The encoder network \(q\) reads the input sequence and generates a fixed-dimensional context vector \(\phi\) for the sequence. To do that we use an RNN that mathematically, it evolves its hidden state as follows:

\[\mathbf h_t = f(\mathbf x_t, \mathbf h_{t-1})\]

and \(f\) can be in e.g. any non-linear function such as an bidirectional RNN with a given depth. In the following we use the term RNN to refer to a gated RNN such as an LSTM.

The context vector is generated from the sequence of hidden states,

\[\mathbf \phi = q(\mathbf h_1, ..., \mathbf h_{Tx})\]

The bidirectional RNN is shown schematically below.

forward-backward-concat Bidirectional RNNs used for representing each word in the context of the sentence

In this architecture, we read the input tokens one at a time to obtain the context vector \(\phi\). To allow the encoder to build a richer representation of the arbitrary-length input sequence, especially for difficult tasks like translation, the encoder usually consist of stacked (deep) RNNs: a series of RNN layers where each layer’s outputs are the input sequence to the next layer. In this architecture the final layer’s RNN hidden state will be used as \(\phi\).

lstm-nmt-encoder Stacked LSTM Encoder (unrolled and showing the reverse direction only)

In addition, Seq2Seq encoders will often do something that initially look strange: they will process the input sequence in reverse. This is actually done on purpose with the idea being that the last thing that the encoder “sees” will roughly corresponds to the first thing that the model outputs; this makes it easier for the decoder to “get started” on the output.

Decoder#

The decoder is “aware” of the target words that it’s generated so far and of the input. In fact it is an example of conditional language model because it conditions on the source sentence or its representation - the context \(\phi\).
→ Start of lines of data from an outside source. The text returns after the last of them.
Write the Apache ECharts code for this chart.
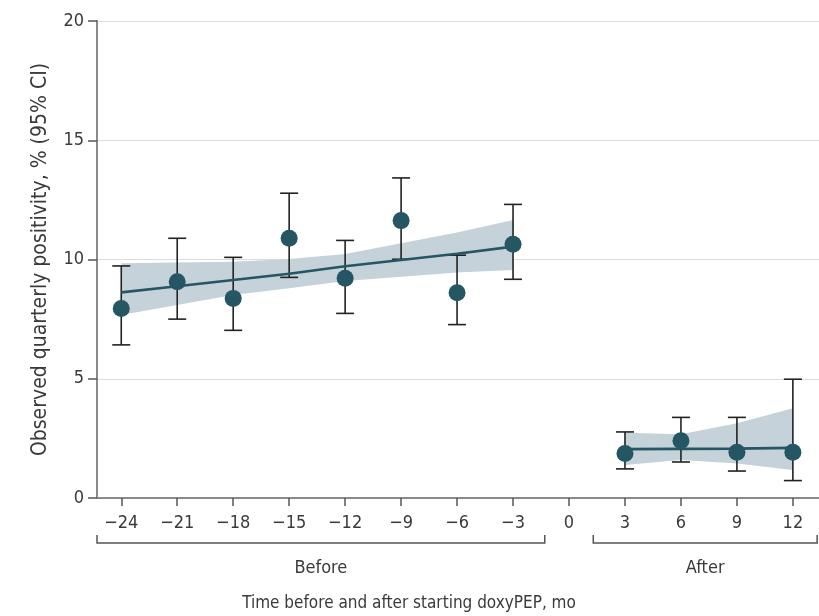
<!DOCTYPE html>
<html>
<head>
<meta charset="utf-8">
<script src="https://cdn.jsdelivr.net/npm/echarts@6/dist/echarts.min.js"></script>
<style>
html,body{margin:0;padding:0;background:#fff;}
#chart{width:819px;height:616px;}
</style>
</head>
<body>
<div id="chart"></div>
<script>
// Data
var beforeMonths = [-24, -21, -18, -15, -12, -9, -6, -3];
var beforeObserved = [7.95, 9.07, 8.37, 10.89, 9.21, 11.63, 8.61, 10.64];
var beforeLow = [6.42, 7.50, 7.03, 9.25, 7.74, 10.01, 7.27, 9.17];
var beforeHigh = [9.73, 10.89, 10.09, 12.78, 10.80, 13.42, 10.18, 12.31];
var beforeFit = [8.62, 8.88, 9.14, 9.40, 9.72, 9.98, 10.24, 10.54];
var beforeBandLow = [7.67, 8.09, 8.51, 8.79, 9.10, 9.28, 9.45, 9.56];
var beforeBandHigh = [9.84, 9.87, 9.91, 10.02, 10.23, 10.68, 11.13, 11.66];

var afterMonths = [3, 6, 9, 12];
var afterObserved = [1.87, 2.40, 1.92, 1.92];
var afterLow = [1.22, 1.51, 1.13, 0.73];
var afterHigh = [2.77, 3.38, 3.38, 4.98];
var afterFit = [2.05, 2.06, 2.07, 2.10];
var afterBandLow = [1.38, 1.59, 1.45, 1.17];
var afterBandHigh = [2.74, 2.67, 3.13, 3.76];

var xTicks = [-24, -21, -18, -15, -12, -9, -6, -3, 0, 3, 6, 9, 12];
var yTicks = [0, 5, 10, 15, 20];

var labels = {
  yName: 'Observed quarterly positivity, % (95% CI)',
  xName: 'Time before and after starting doxyPEP, mo',
  before: 'Before',
  after: 'After'
};

var FONT = '"DejaVu Sans Condensed", "Liberation Sans Narrow", "Roboto", sans-serif';
var DARK = '#245663';
var BAND = '#c6d2d9';
var TEXT = '#3a3a3a';
var AXIS = '#8a8a8a';

function pairs(xs, ys) { return xs.map(function (x, i) { return [x, ys[i]]; }); }
function triples(xs, lo, hi) { return xs.map(function (x, i) { return [x, lo[i], hi[i]]; }); }

function errRender(params, api) {
  var x = api.value(0);
  var pLo = api.coord([x, api.value(1)]);
  var pHi = api.coord([x, api.value(2)]);
  var cap = 9;
  var style = { stroke: '#222', lineWidth: 1.6, fill: null };
  return {
    type: 'group',
    children: [
      { type: 'line', shape: { x1: pLo[0], y1: pLo[1], x2: pHi[0], y2: pHi[1] }, style: style },
      { type: 'line', shape: { x1: pLo[0] - cap, y1: pLo[1], x2: pLo[0] + cap, y2: pLo[1] }, style: style },
      { type: 'line', shape: { x1: pHi[0] - cap, y1: pHi[1], x2: pHi[0] + cap, y2: pHi[1] }, style: style }
    ]
  };
}

function bandRender(xs, lo, hi) {
  return function (params, api) {
    if (params.dataIndex !== 0) return null;
    var pts = [];
    for (var i = 0; i < xs.length; i++) pts.push(api.coord([xs[i], hi[i]]));
    for (var j = xs.length - 1; j >= 0; j--) pts.push(api.coord([xs[j], lo[j]]));
    return { type: 'polygon', shape: { points: pts }, style: { fill: BAND, stroke: null } };
  };
}

var chart = echarts.init(document.getElementById('chart'), null, { renderer: 'canvas' });

var option = {
  animation: false,
  backgroundColor: '#fff',
  textStyle: { fontFamily: FONT },
  grid: { left: 97, right: 0, top: 21, bottom: 118, containLabel: false },
  xAxis: {
    type: 'value',
    min: -25.3,
    max: 13.4,
    axisLine: { show: true, onZero: false, lineStyle: { color: AXIS, width: 2 } },
    axisTick: { show: true, customValues: xTicks, length: 8, lineStyle: { color: '#555', width: 1.5 } },
    axisLabel: {
      show: true, customValues: xTicks, margin: 16, fontSize: 18, color: TEXT, fontFamily: FONT,
      formatter: function (v) { return String(v).replace('-', '\u2212'); }
    },
    splitLine: { show: false }
  },
  yAxis: {
    type: 'value',
    min: 0, max: 20, interval: 5,
    name: labels.yName,
    nameLocation: 'middle',
    nameGap: 46,
    nameTextStyle: { fontSize: 21, color: TEXT, fontFamily: FONT },
    axisLine: { show: true, onZero: false, lineStyle: { color: AXIS, width: 2 } },
    axisTick: { show: true, length: 9, lineStyle: { color: '#555', width: 1.5 } },
    axisLabel: { fontSize: 18, color: TEXT, margin: 13, fontFamily: FONT },
    splitLine: { show: true, lineStyle: { color: '#dcdcdc', width: 1 } }
  },
  series: [
    { type: 'custom', renderItem: bandRender(beforeMonths, beforeBandLow, beforeBandHigh), data: triples(beforeMonths, beforeBandLow, beforeBandHigh), encode: { x: 0, y: [1, 2] }, z: 1, silent: true },
    { type: 'custom', renderItem: bandRender(afterMonths, afterBandLow, afterBandHigh), data: triples(afterMonths, afterBandLow, afterBandHigh), encode: { x: 0, y: [1, 2] }, z: 1, silent: true },
    { type: 'custom', renderItem: errRender, data: triples(beforeMonths, beforeLow, beforeHigh), z: 3, encode: { x: 0, y: [1, 2] } },
    { type: 'custom', renderItem: errRender, data: triples(afterMonths, afterLow, afterHigh), z: 3, encode: { x: 0, y: [1, 2] } },
    { type: 'line', data: pairs(beforeMonths, beforeFit), symbol: 'none', lineStyle: { color: DARK, width: 2.6 }, z: 4 },
    { type: 'line', data: pairs(afterMonths, afterFit), symbol: 'none', lineStyle: { color: DARK, width: 2.6 }, z: 4 },
    { type: 'scatter', data: pairs(beforeMonths, beforeObserved), symbolSize: 17, itemStyle: { color: DARK, opacity: 1 }, z: 5 },
    { type: 'scatter', data: pairs(afterMonths, afterObserved), symbolSize: 17, itemStyle: { color: DARK, opacity: 1 }, z: 5 }
  ]
};
chart.setOption(option);

// Brackets and labels below the axis
var x0 = chart.convertToPixel({ xAxisIndex: 0 }, -25.3);
var x1 = chart.convertToPixel({ xAxisIndex: 0 }, -1.3);
var x2 = chart.convertToPixel({ xAxisIndex: 0 }, 1.3);
var x3 = chart.convertToPixel({ xAxisIndex: 0 }, 13.3);
var by = 543, bt = 535;
var bs = { stroke: '#555', lineWidth: 1.5, fill: null };
var ts = { fontSize: 18, fontFamily: FONT, fill: TEXT, align: 'center', verticalAlign: 'middle' };
chart.setOption({
  graphic: [
    { type: 'polyline', shape: { points: [[x0, bt], [x0, by], [x1, by], [x1, bt]] }, style: bs },
    { type: 'polyline', shape: { points: [[x2, bt], [x2, by], [x3, by], [x3, bt]] }, style: bs },
    { type: 'text', x: (x0 + x1) / 2, y: 568, style: Object.assign({ text: labels.before }, ts) },
    { type: 'text', x: (x2 + x3) / 2, y: 568, style: Object.assign({ text: labels.after }, ts) },
    { type: 'text', x: 409, y: 604, style: Object.assign({ text: labels.xName }, ts, { fontSize: 17 }) }
  ]
});
</script>
</body>
</html>
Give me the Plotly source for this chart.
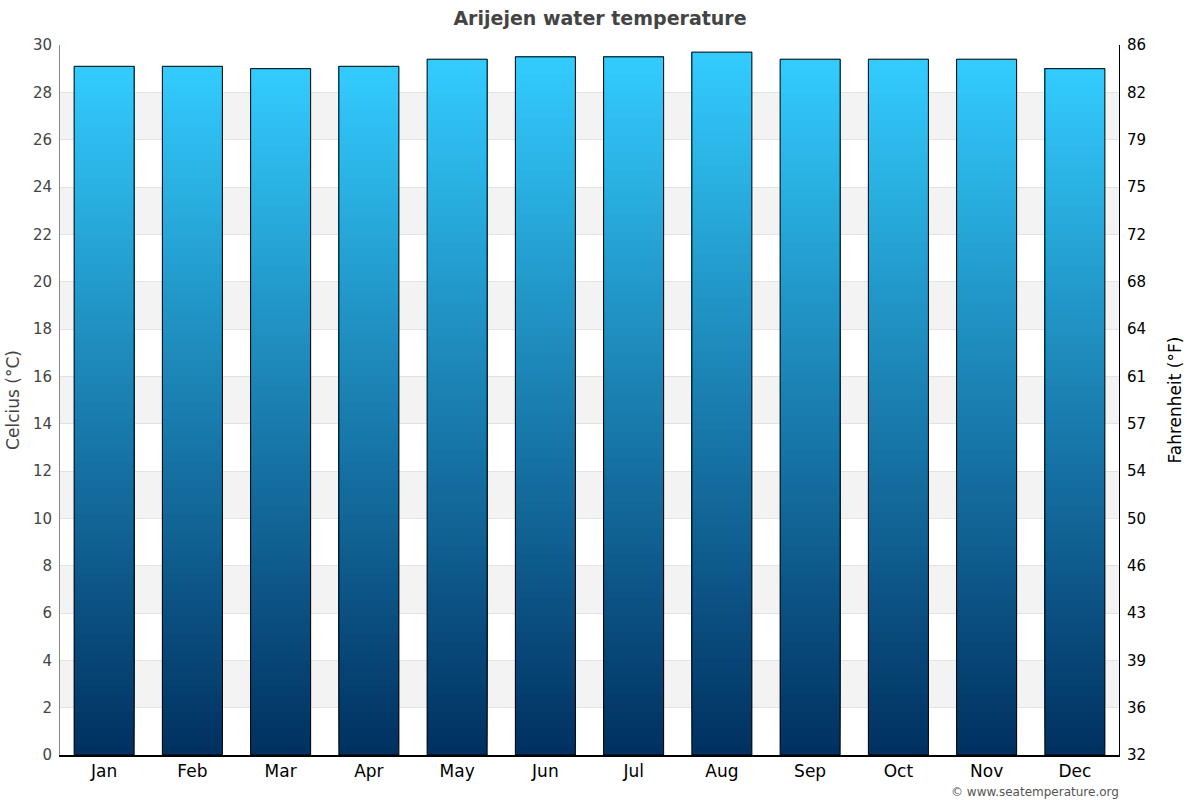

The decoder directly calculates,

\[\mathbf{\hat y} = \arg \max_y p(\mathbf y | \mathbf \phi)\]

We can write this as:

\[\arg \max_y p(\mathbf y| \mathbf \phi) = \arg \max_y p(y_1, y_2, ..., y_{Ty} | \phi)\]

and then use the product rule of probability to decompose this to:

\[\arg \max_y p(y_{Ty} | y_1, ..., y_{Ty-1}, \mathbf \phi) \dots p(y_2|y_1, \mathbf \phi ) p(y_1| \mathbf \phi) \]

We can now write,

\[\mathbf{\hat y} = \arg \max_y p(\mathbf y | \mathbf \phi) = \arg \max \prod_{t=1}^{T_y} p(y_t | y_1, ..., y_{t-1}, \mathbf \phi) \]

In this equation \(p(y_t | y_1, ..., y_{t-1}, \mathbf \phi)\) is a probability distribution represented by a softmax across all all the words of the vocabulary.

We can use an RNN to model the conditional probabilities

\[LSTM = g(s_t, y_{t-1}, \phi ) = p(y_t | y_1, ..., y_{t-1}, \mathbf \phi) \]

To that end, we’ll keep the “stacked” LSTM architecture from the encoder, but we’ll initialize the hidden state of our first layer with the context vector. Once the decoder is set up with its context, we’ll pass in a special token to signify the start of output generation; in literature, this is usually an token appended to the end of the input (there’s also one at the end of the output). Then, we’ll run all stacked layers of LSTM, one after the other, following at the end with a softmax on the final layer’s output that can tell us the most probable output word.

Both the encoder and decoder are trained at the same time, so that they both learn the same context vector representation as shown next.

seq2seq-training Seq2Seq Training - backpropagation is end to end.

To help training, we apply teacher forcing wherein the input at each time step to the decoder is the ground truth. During inference just like in the language model we input the predicted output from the previous time step.

lstm-nmt-decoder LSTM Decoder (unrolled). The decoder is a language model that’s “aware” of the words that it’s generated so far and of the input.

Once we have the output sequence, we use the same learning strategy as usual. We define a loss, the cross entropy on the prediction sequence, and we minimize it with a gradient descent algorithm and back-propagation.

Note that the \(\arg \max\) we apply at each step on the softmax output results in some instances in suboptimal translations. Beam search, a method that is rooted in maximum likelihood sequence estimation and the Viterbi algorithm, maintains a small number (e.g. 3-10) of the top likely sentences called the beam width , as opposed to the most likely sentence, and tries to extend them by one word at each step.